A Variable-Correlation-Based Sparse Modeling Method for Industrial Process Monitoring

Dimensionality reduction techniques are widely used in data driven process monitoring methods for extracting key process features from process data. Dimensionality reduction generally leads to information loss, and therefore may reduce the process monitoring performance. However, choosing an appropriate data projection matrix that can minimize the effect of dimensionality reduction on process monitoring performance is often challenging. In this paper, we introduce a method to construct a variable correlation-based sparse projection matrix (VCBSPM) for reducing the dimension of process data and for building the process monitoring model. The VCBSPM is constructed on the basis of variable correlations, with each column of VCBSPM corresponding to a variable group consisting of highly correlated variables.
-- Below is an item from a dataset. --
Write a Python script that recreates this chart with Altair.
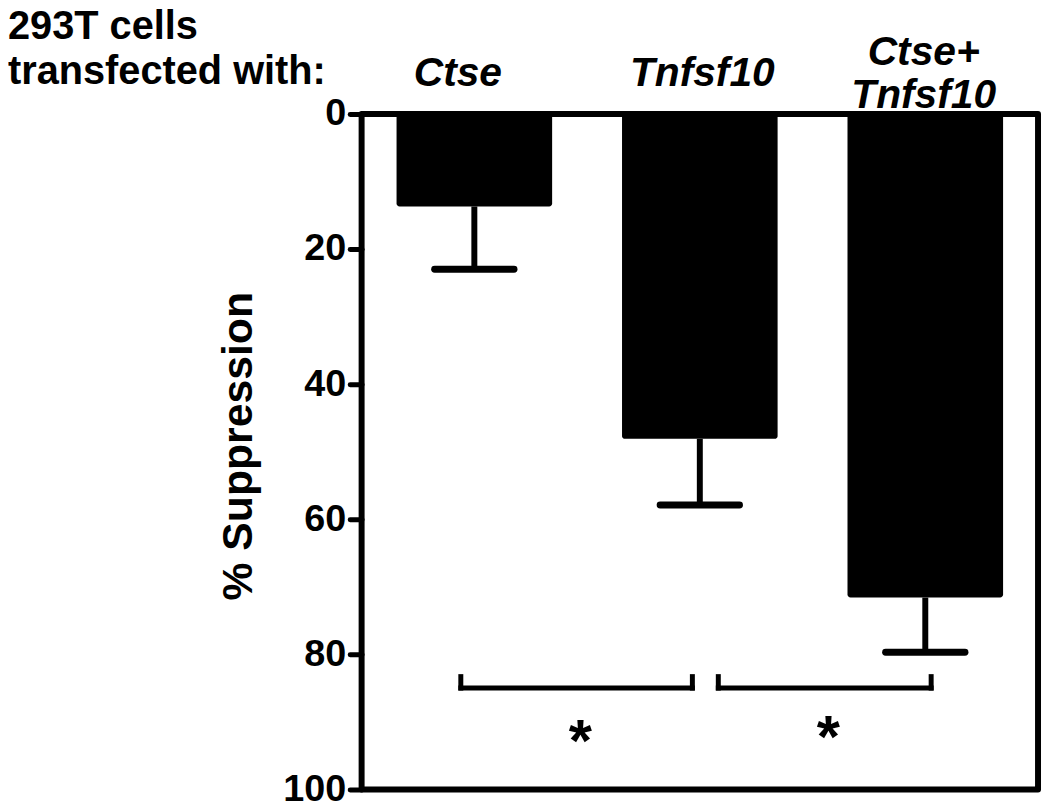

The VCBSPM has two advantages: (1) it implements dimensionality reduction only for highly correlated variables, and therefore the negative effect of dimensionality reduction on process monitoring performance is significantly reduced; (2) the sparsity of VCBSPM not only improves its interpretability, but also enables it to eliminate redundant interferences between variables and to reveal meaningful variable connections. These advantages make the VCBSPM-based monitoring model well suited for fault detection and diagnosis. In addition, to utilize meaningful variable connections revealed by the VCBSPM to improve the fault diagnosis capability, hierarchical contribution plots consisting of group-wise and group variable-wise contribution plots are developed for fault diagnosis. The hierarchical contribution plots can identify both the faulty groups corresponding to actual control loops or physical links in the process and the faulty variables responsible for the fault. The implementation, effectiveness, and key features of the proposed methods are illustrated by an industrial case study.